Join Us In Person!
The Haw River Assembly is hosting the nationally recognized Wild & Scenic Film Festival in person again – and this time we’re giving you two screenings!
Join us for a night of environmental and adventure films that depict the beauty of the natural world, the challenges facing our planet, especially climate change, and the work communities are doing to protect people and the environment. The films inspire activism and call us all to protect the places we love.
Tickets Available Online Soon
Tuesday, November 2 Carolina Theater, Greensboro
Enjoy a night of fun in Downtown Greensboro for our first screening at the Carolina Theatre. Doors will open at 6PM, so stop by early to meet our sponsors for the evening, get your raffle tickets, purchase some popcorn, beer or wine and get comfortable for an evening where activism gets inspired. The show will begin at 7PM – tickets available online soon!
Thursday, November 4 Varsity Theater, Chapel Hill
Enjoy a night of fun in the heart of Chapel Hill for our fifth annual screening of the Wild & Scenic Film Festival at the Varsity Theatre. Doors will open at 6:30PM, so stop by early to meet our sponsors for the evening, get your raffle tickets, purchase some popcorn, beer or wine and get comfortable for an evening where activism gets inspired. The show will begin at 7PM – tickets available online soon!
Matagi Mālohi: Strong Winds –The Pacific Climate Warriors, born out of the low-lying Pacific Islands, are an indigenous and youth lead movement who now have been on the front lines of climate change for decades — their rally cry is “we are not drowning, we are fighting.” In their own words “Matagi Mālohi tells the story of our journey to uplift our people and shape a narrative that paints us not as victims of the climate crisis but as the leaders, the healers, the nurturers, the artists, the gardeners, the growers, the seafarers, and the navigators we are.”
A Fisher’s Right to Know – Fishers throughout East Alabama depend on the mighty Coosa River for food, recreation, and a family pastime that goes back generations. But do fishermen and women–and their families -have a right to know which fish are safe to consume? Not currently in Alabama, the River State. Coosa Riverkeeper and other advocates are working to give fishers across the entire state that right.
Baked Fish – What happens if there is so much plastic waste floating in the oceans that the fish disappear? Baked Fish – Peix al forn is an ironic vision of the future.
Dear Mother Nature – Wyn Wiley (he/him), aka Pattie Gonia (she/her), has made waves over the past year as an environmental advocate drag queen. We follow Wyn as he travels to Hawaii to see first-hand the impacts of careless consumption and plastics on Mother Nature. Wyn meets with scientists, non-profit leaders, volunteers, then rallies the Pattie community to lead a beach clean-up.

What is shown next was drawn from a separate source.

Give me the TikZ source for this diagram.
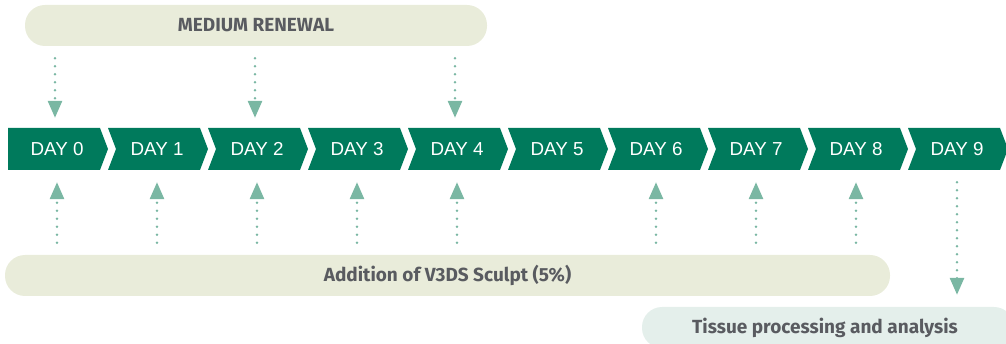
\documentclass[tikz,border=0pt]{standalone}
\usepackage{fontspec}
\setmainfont{Liberation Sans}
\newfontfamily\pillfont{Fira Sans}
\usetikzlibrary{arrows.meta}

\definecolor{daygreen}{HTML}{007A5C}
\definecolor{arrowgreen}{HTML}{7AB7A3}
\definecolor{pillbeige}{HTML}{E9ECDA}
\definecolor{pillmint}{HTML}{E4EFEB}
\definecolor{pilltext}{HTML}{595B60}

\tikzset{
  daylabel/.style={minimum width=92pt, minimum height=42pt, inner sep=0pt,
    text=white, font=\fontsize{18.8}{20}\selectfont},
  pill/.style={rounded corners=20pt, minimum height=41pt, inner sep=0pt,
    text=pilltext, font=\pillfont\bfseries\fontsize{19}{20}\selectfont},
  dotarrow/.style={arrowgreen, line width=2.8pt, line cap=round,
    dash pattern=on 0pt off 8pt, -{Triangle[width=14pt,length=17pt]}}
}

\begin{document}
\begin{tikzpicture}[x=1pt,y=-1pt]
\useasboundingbox (0,0) rectangle (1006,344);

%Jours
\fill[daygreen] (8,128) -- (100,128) -- (108,149) -- (100,170) -- (8,170) -- cycle;
\fill[daygreen] (108,128) -- (200,128) -- (208,149) -- (200,170) -- (108,170) -- (116,149) -- cycle;
\fill[daygreen] (208,128) -- (300,128) -- (308,149) -- (300,170) -- (208,170) -- (216,149) -- cycle;
\fill[daygreen] (308,128) -- (400,128) -- (408,149) -- (400,170) -- (308,170) -- (316,149) -- cycle;
\fill[daygreen] (408,128) -- (500,128) -- (508,149) -- (500,170) -- (408,170) -- (416,149) -- cycle;
\fill[daygreen] (508,128) -- (600,128) -- (608,149) -- (600,170) -- (508,170) -- (516,149) -- cycle;
\fill[daygreen] (608,128) -- (700,128) -- (708,149) -- (700,170) -- (608,170) -- (616,149) -- cycle;
\fill[daygreen] (708,128) -- (800,128) -- (808,149) -- (800,170) -- (708,170) -- (716,149) -- cycle;
\fill[daygreen] (808,128) -- (900,128) -- (908,149) -- (900,170) -- (808,170) -- (816,149) -- cycle;
\fill[daygreen] (908,128) -- (1000,128) -- (1008,149) -- (1000,170) -- (908,170) -- (916,149) -- cycle;

\node[daylabel] (d0) at (57,149) {DAY 0};
\node[daylabel] (d1) at (157,149) {DAY 1};
\node[daylabel] (d2) at (257,149) {DAY 2};
\node[daylabel] (d3) at (357,149) {DAY 3};
\node[daylabel] (d4) at (457,149) {DAY 4};
\node[daylabel] (d5) at (557,149) {DAY 5};
\node[daylabel] (d6) at (656,149) {DAY 6};
\node[daylabel] (d7) at (756,149) {DAY 7};
\node[daylabel] (d8) at (856,149) {DAY 8};
\node[daylabel] (d9) at (957,149) {DAY 9};

%Etapes
\node[pill, fill=pillbeige, minimum width=462pt] (renewal) at (256,25.5) {MEDIUM RENEWAL};
\node[pill, fill=pillbeige, minimum width=885pt] (sculpt) at (447.5,275.5) {Addition of V3DS Sculpt (5\%)};
\node[pill, fill=pillmint, minimum width=372pt] (tissue) at (828,327.5) {\hspace*{-6pt}Tissue processing and analysis};

%Fleches
\draw[dotarrow] ([xshift=-2pt,yshift=-12pt]renewal.south -| d0.north) -- ([xshift=-2pt,yshift=10pt]d0.north);
\draw[dotarrow] ([xshift=-2pt,yshift=-12pt]renewal.south -| d2.north) -- ([xshift=-2pt,yshift=10pt]d2.north);
\draw[dotarrow] ([xshift=-2pt,yshift=-12pt]renewal.south -| d4.north) -- ([xshift=-2pt,yshift=10pt]d4.north);

\draw[dotarrow] ([yshift=12pt]sculpt.north -| d0.south) -- ([yshift=-12pt]d0.south);
\draw[dotarrow] ([yshift=12pt]sculpt.north -| d1.south) -- ([yshift=-12pt]d1.south);
\draw[dotarrow] ([yshift=12pt]sculpt.north -| d2.south) -- ([yshift=-12pt]d2.south);
\draw[dotarrow] ([yshift=12pt]sculpt.north -| d3.south) -- ([yshift=-12pt]d3.south);
\draw[dotarrow] ([yshift=12pt]sculpt.north -| d4.south) -- ([yshift=-12pt]d4.south);
\draw[dotarrow] ([yshift=12pt]sculpt.north -| d6.south) -- ([yshift=-12pt]d6.south);
\draw[dotarrow] ([yshift=12pt]sculpt.north -| d7.south) -- ([yshift=-12pt]d7.south);
\draw[dotarrow] ([yshift=12pt]sculpt.north -| d8.south) -- ([yshift=-12pt]d8.south);

\draw[dotarrow] ([yshift=-12pt]d9.south) -- ([yshift=12pt]tissue.north -| d9.south);

\end{tikzpicture}
\end{document}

Ultimately, Wyn partners with sustainable fashion designer, Angela Luna, to create three dresses that personify the plastics crisis.
A Message from the Future of Paradise – In 2018, the historic Camp Fire destroyed the town of Paradise, CA and killed 85 people. In its wake, the community gathered to talk about their values and enact them in the rebuilding. Their vision ensured housing and employment for the survivors, and an economy and community that are resilient in disaster and in harmony with nature. A Message From The Future of Paradise is set 50 years in the future and reflects on the rebuilding process in Paradise. It is comprised of 12 original paintings documented from start to finish with stop-motion. Stroke by stroke the artist creates each painting, mirroring the process of a community manifesting a vision. With each step, the vision becomes clearer. The film is a blueprint for communities around the world who are facing disastrous conditions and seek to create a better world.
Water Flows Together – Through the voice of Colleen Cooley, one of the few female Diné (Navajo) river guides on the San Juan River, Water Flows Together elevates the importance of acknowledging Indigenous land in outdoor recreation. The film is a meditation on the challenges Colleen and her community have faced, the kinship she has with the San Juan River, and the unique opportunities her role as a river guide affords as she seeks to create positive change.
Here We Stand – For generations, conservation has been about keeping people from places. Now, Save the Redwoods League and Teresa Baker ask what it would look like for conservation to include all people, even those that normally are in the margins.
24 Leeches – One part family adventure, one part environmental film, 24 Leeches is a tribute to a father’s best friend and adventure partner, his 10-year-old son. 24 Leeches documents a family canoe adventure to the Slate Islands of Ontario, Canada and more importantly a way of life.
Strike with Us – 9 year old Hawkeye Huey has been hearing a lot about climate change and the climate crisis we are facing, and it’s freaking him out! He – and every other child – has the right to a safe environment. This film was built to help support and drive attention to the ongoing Youth Climate Strikes happening around the world demanding action from our politicians. If you are freaked out too, then join us, and students around the world, in this fight.